Few images are really what they seem to be at first glance. However, airbrushing represents a particularly insidious concern. It takes the ability to manipulate and change images far from the realms of better lighting, or professional makeup and styling, into things which simply cannot be achieved in real life. We look at photographs and can tell that they have been edited: no one’s hair is that smooth, no-one’s skin is that flawless and so on. But at the same time, as numerous studies have proven, it is still damaging to self-confidence. Airbrushing does nothing but harm, and whilst it doesn’t always dupe consumers and viewers outright, it represents a war of attrition which chips away at our happiness to replace it with a quietly omnipresent sense of dissatisfaction with our very existences.

In the UK, and indeed across the rest of the world, body-confidence is a pervasive concern. These issues cover a range of appearance-related issues, from weight to skin colour to conformity to gender norms. The role of the media in this is crucial. Over two-thirds of the respondents to the 2016 Dove Self-Esteem survey (in this case, women and girls across thirteen different countries) cited television, magazines, and social media, to name a few, as the main causes of their worries about appearance. These mediums are the main vehicles by which we are confronted with edited, unrealistic images in a world such as ours that is geared towards consumption.

Similarly, if the products we see advertised are worth our money, they ought to be able to stand on their own without yet another layer of Photoshop-based enhancement. But the fact remains that airbrushing is a highly effective marketing technique to present an apparently perfect product for an apparently perfect person living an apparently perfect life in order to sell products to consumers who are pressured to aspire to that tantalising, but necessarily out of reach, world.

There are further, deeper ills to consider: airbrushing is a practice that reinforces unattainable societal norms and boundaries, seeking not just to beautify, but to exclude and erase. It imposes a notion of the ‘perfect’ which tends to be light-skinned, of a certain body shape (and always able-bodied), conforming to gender binaries and youthful. Airbrushing suggests the existence of an ‘ideal’ person and is therefore a manifestation of structures of power in our society which marginalise and oppress.

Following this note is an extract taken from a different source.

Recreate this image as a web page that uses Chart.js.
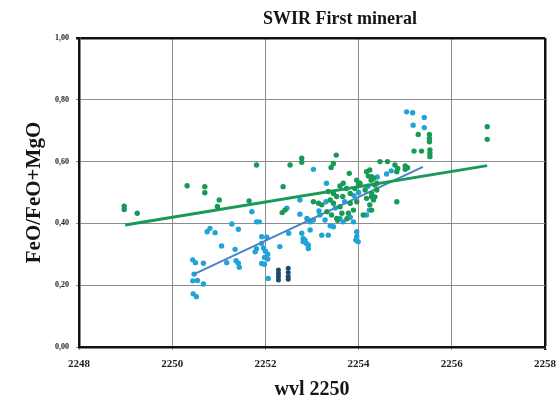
<!DOCTYPE html>
<html>
<head>
<meta charset="utf-8">
<script src="https://cdn.jsdelivr.net/npm/chart.js@4/dist/chart.umd.min.js"></script>
<style>
  body { margin: 0; background: #fff; }
  #wrap { width: 557px; height: 401px; }
</style>
</head>
<body>
<div id="wrap"><canvas id="swirChart" width="557" height="401"></canvas></div>
<script>
// values
const chartTitle = 'SWIR First mineral';
const xTitle = 'wvl 2250';
const yTitle = 'FeO/FeO+MgO';
const xTicks = [2248, 2250, 2252, 2254, 2256, 2258];
const yTickLabels = ['0,00', '0,20', '0,40', '0,60', '0,80', '1,00'];

const greenX = [2248.97, 2248.97, 2249.25, 2250.32, 2250.70, 2250.70, 2251.01, 2250.97, 2251.65, 2251.81,
  2252.53, 2252.78, 2252.78, 2253.52, 2253.46, 2253.41, 2253.80, 2254.17, 2254.21, 2254.46,
  2254.62, 2252.38, 2252.42, 2252.36, 2254.78, 2254.84, 2254.82, 2254.82, 2255.28, 2255.52,
  2255.52, 2255.52, 2255.19, 2255.35, 2255.53, 2255.53, 2255.53, 2256.76, 2256.76, 2255.00,
  2255.00, 2255.05, 2254.24, 2254.28, 2254.35, 2254.28, 2254.35,
  2253.35, 2253.46, 2253.60, 2253.67, 2253.74, 2253.53, 2253.66, 2253.82, 2253.92, 2254.03,
  2254.14, 2254.28, 2254.32, 2254.24, 2254.28, 2254.10, 2253.89, 2253.78, 2253.64, 2253.53,
  2253.42, 2253.32, 2253.14, 2253.03, 2253.21, 2253.82, 2253.96, 2253.46, 2253.60, 2253.39,
  2254.17, 2254.39, 2254.39, 2254.32, 2253.55, 2253.75, 2253.96, 2254.00, 2254.27];
const greenY = [0.456, 0.445, 0.433, 0.522, 0.519, 0.499, 0.476, 0.455, 0.473, 0.589,
  0.589, 0.611, 0.598, 0.621, 0.594, 0.581, 0.562, 0.567, 0.553, 0.600,
  0.600, 0.519, 0.443, 0.435, 0.589, 0.578, 0.567, 0.470, 0.688, 0.688,
  0.675, 0.664, 0.634, 0.634, 0.638, 0.627, 0.616, 0.713, 0.672, 0.586,
  0.575, 0.580, 0.573, 0.551, 0.524, 0.486, 0.486,
  0.503, 0.497, 0.521, 0.530, 0.513, 0.487, 0.487, 0.497, 0.513, 0.530,
  0.508, 0.497, 0.476, 0.460, 0.443, 0.427, 0.443, 0.433, 0.433, 0.416,
  0.427, 0.438, 0.465, 0.470, 0.460, 0.465, 0.470, 0.465, 0.454, 0.476,
  0.481, 0.508, 0.530, 0.546, 0.410, 0.415, 0.540, 0.527, 0.540];

const blueX = [2255.03, 2255.16, 2255.41, 2255.17, 2255.41,
  2251.71, 2251.81, 2251.28, 2251.42, 2250.81, 2250.75, 2250.92, 2251.06, 2251.35, 2250.44,
  2250.50, 2250.67, 2251.17, 2251.37, 2251.42, 2251.44, 2251.78, 2251.81, 2250.47, 2250.44,
  2250.54, 2250.67, 2250.45, 2250.52,
  2252.46, 2252.74, 2251.87, 2251.92, 2252.03, 2252.31,
  2251.92, 2251.96, 2252.00, 2252.05, 2251.98, 2252.05, 2251.92, 2251.98,
  2252.06, 2252.78, 2252.81, 2252.88,
  2253.03, 2253.31, 2252.74, 2252.92, 2253.03, 2253.17, 2253.39, 2253.60, 2253.67, 2253.82,
  2253.89, 2253.96, 2253.96, 2253.94, 2253.99, 2252.96, 2253.21, 2253.35, 2252.85, 2252.92,
  2252.92, 2252.50, 2254.23, 2254.17,
  2253.30, 2253.50, 2253.70, 2253.90, 2254.00, 2254.20, 2254.40, 2254.60, 2254.70, 2253.15,
  2252.89, 2252.96, 2253.28, 2253.46, 2252.81];
const blueY = [0.761, 0.758, 0.743, 0.718, 0.710,
  0.438, 0.405, 0.398, 0.381, 0.384, 0.373, 0.370, 0.327, 0.316, 0.282,
  0.273, 0.271, 0.273, 0.279, 0.271, 0.258, 0.308, 0.318, 0.236, 0.214,
  0.215, 0.204, 0.172, 0.163,
  0.449, 0.430, 0.405, 0.357, 0.355, 0.325,
  0.335, 0.320, 0.310, 0.300, 0.290, 0.285, 0.270, 0.268,
  0.222, 0.368, 0.341, 0.335,
  0.575, 0.530, 0.476, 0.411, 0.411, 0.427, 0.392, 0.416, 0.405, 0.420,
  0.405, 0.373, 0.357, 0.346, 0.341, 0.379, 0.362, 0.362, 0.346, 0.330,
  0.319, 0.368, 0.443, 0.427,
  0.470, 0.450, 0.470, 0.490, 0.500, 0.520, 0.550, 0.560, 0.570, 0.440,
  0.416, 0.405, 0.411, 0.389, 0.351];

const darkX = [2252.28, 2252.28, 2252.28, 2252.28, 2252.49, 2252.49, 2252.49, 2252.49];
const darkY = [0.249, 0.238, 0.228, 0.217, 0.255, 0.241, 0.228, 0.219];

// trend lines, end points
const greenFitX = [2248.99, 2256.76];
const greenFitY = [0.395, 0.587];
const blueFitX = [2250.47, 2255.38];
const blueFitY = [0.236, 0.583];

const toPoints = (xs, ys) => xs.map((x, i) => ({ x: x, y: ys[i] }));

const serif = '"Liberation Serif", "DejaVu Serif", serif';

const titlePlugin = {
  id: 'plotTitle',
  afterDraw(chart) {
    const c = chart.ctx;
    const area = chart.chartArea;
    c.save();
    c.font = 'bold 18px ' + serif;
    c.fillStyle = '#151515';
    c.textAlign = 'center';
    c.textBaseline = 'alphabetic';
    c.fillText(chartTitle, (area.left + area.right) / 2 + 28, 24);
    c.restore();
  }
};

const ctx = document.getElementById('swirChart').getContext('2d');
new Chart(ctx, {
  type: 'scatter',
  data: {
    datasets: [
      {
        label: 'green fit',
        data: toPoints(greenFitX, greenFitY),
        showLine: true,
        borderColor: '#169a55',
        borderWidth: 3,
        pointRadius: 0,
        order: 0
      },
      {
        label: 'green',
        data: toPoints(greenX, greenY),
        backgroundColor: '#169a55',
        borderWidth: 0,
        pointRadius: 2.7,
        order: 1
      },
      {
        label: 'blue fit',
        data: toPoints(blueFitX, blueFitY),
        showLine: true,
        borderColor: '#4a82c4',
        borderWidth: 2,
        pointRadius: 0,
        order: 2
      },
      {
        label: 'dark',
        data: toPoints(darkX, darkY),
        backgroundColor: '#1d4c6c',
        borderWidth: 0,
        pointRadius: 2.5,
        order: 3
      },
      {
        label: 'blue',
        data: toPoints(blueX, blueY),
        backgroundColor: '#22a3d8',
        borderWidth: 0,
        pointRadius: 2.7,
        order: 4
      }
    ]
  },
  options: {
    responsive: false,
    animation: false,
    layout: { padding: { top: 38, right: 12, left: 0, bottom: 0 } },
    plugins: {
      legend: { display: false },
      tooltip: { enabled: false }
    },
    scales: {
      x: {
        type: 'linear',
        position: 'bottom',
        min: xTicks[0],
        max: xTicks[xTicks.length - 1],
        afterBuildTicks: (s) => { s.ticks = xTicks.map(v => ({ value: v })); },
        afterFit: (s) => { s.height = 54; s.paddingLeft = 0; s.paddingRight = 0; },
        ticks: {
          padding: 8,
          color: '#222',
          font: { family: serif, size: 11, weight: 'bold' },
          callback: (v, i) => String(xTicks[i])
        },
        grid: {
          color: (c) => c.tick && c.tick.value === xTicks[xTicks.length - 1] ? '#111' : '#8c8c8c',
          lineWidth: (c) => c.tick && c.tick.value === xTicks[xTicks.length - 1] ? 2.5 : 1,
          tickLength: 3
        },
        border: { color: '#111', width: 2.5 },
        title: {
          display: true,
          text: xTitle,
          color: '#151515',
          font: { family: serif, size: 20, weight: 'bold', lineHeight: 1 },
          padding: { top: 0, bottom: 1 }
        }
      },
      y: {
        min: 0,
        max: 1,
        afterBuildTicks: (s) => { s.ticks = yTickLabels.map((t, i) => ({ value: i * 0.2 })); },
        afterFit: (s) => { s.width = 79; s.paddingTop = 0; s.paddingBottom = 0; },
        ticks: {
          padding: 7,
          color: '#222',
          font: { family: serif, size: 8, weight: 'bold' },
          callback: (v, i) => yTickLabels[i]
        },
        grid: {
          color: (c) => c.tick && Math.abs(c.tick.value - 1) < 1e-6 ? '#111' : '#8c8c8c',
          lineWidth: (c) => c.tick && Math.abs(c.tick.value - 1) < 1e-6 ? 2.5 : 1,
          tickLength: 3
        },
        border: { color: '#111', width: 2.5 },
        title: {
          display: true,
          text: yTitle,
          color: '#151515',
          font: { family: serif, size: 21, weight: 'bold', lineHeight: 1 },
          padding: { top: 24, bottom: 0 }
        }
      }
    }
  },
  plugins: [titlePlugin]
});
</script>
</body>
</html>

Whilst banning airbrushing would not entirely destroy these structures, nor the pervasive and fickle beauty norms imposed upon so many of us in so many areas of our lives, it would go some way in ensuring we are confronted with pictures of real people and real bodies with diversity, showing us that this is something to be celebrated. Ultimately, airbrushing serves no positive purpose. At the very best, it is unnecessary; at worst, it is a harmful tool of oppression. It seems we have a way to go yet, but Jameela Jamil’s call for an end to the practice is a welcome addition to a discourse that will hopefully become a clamour of voices loud enough that it cannot be ignored.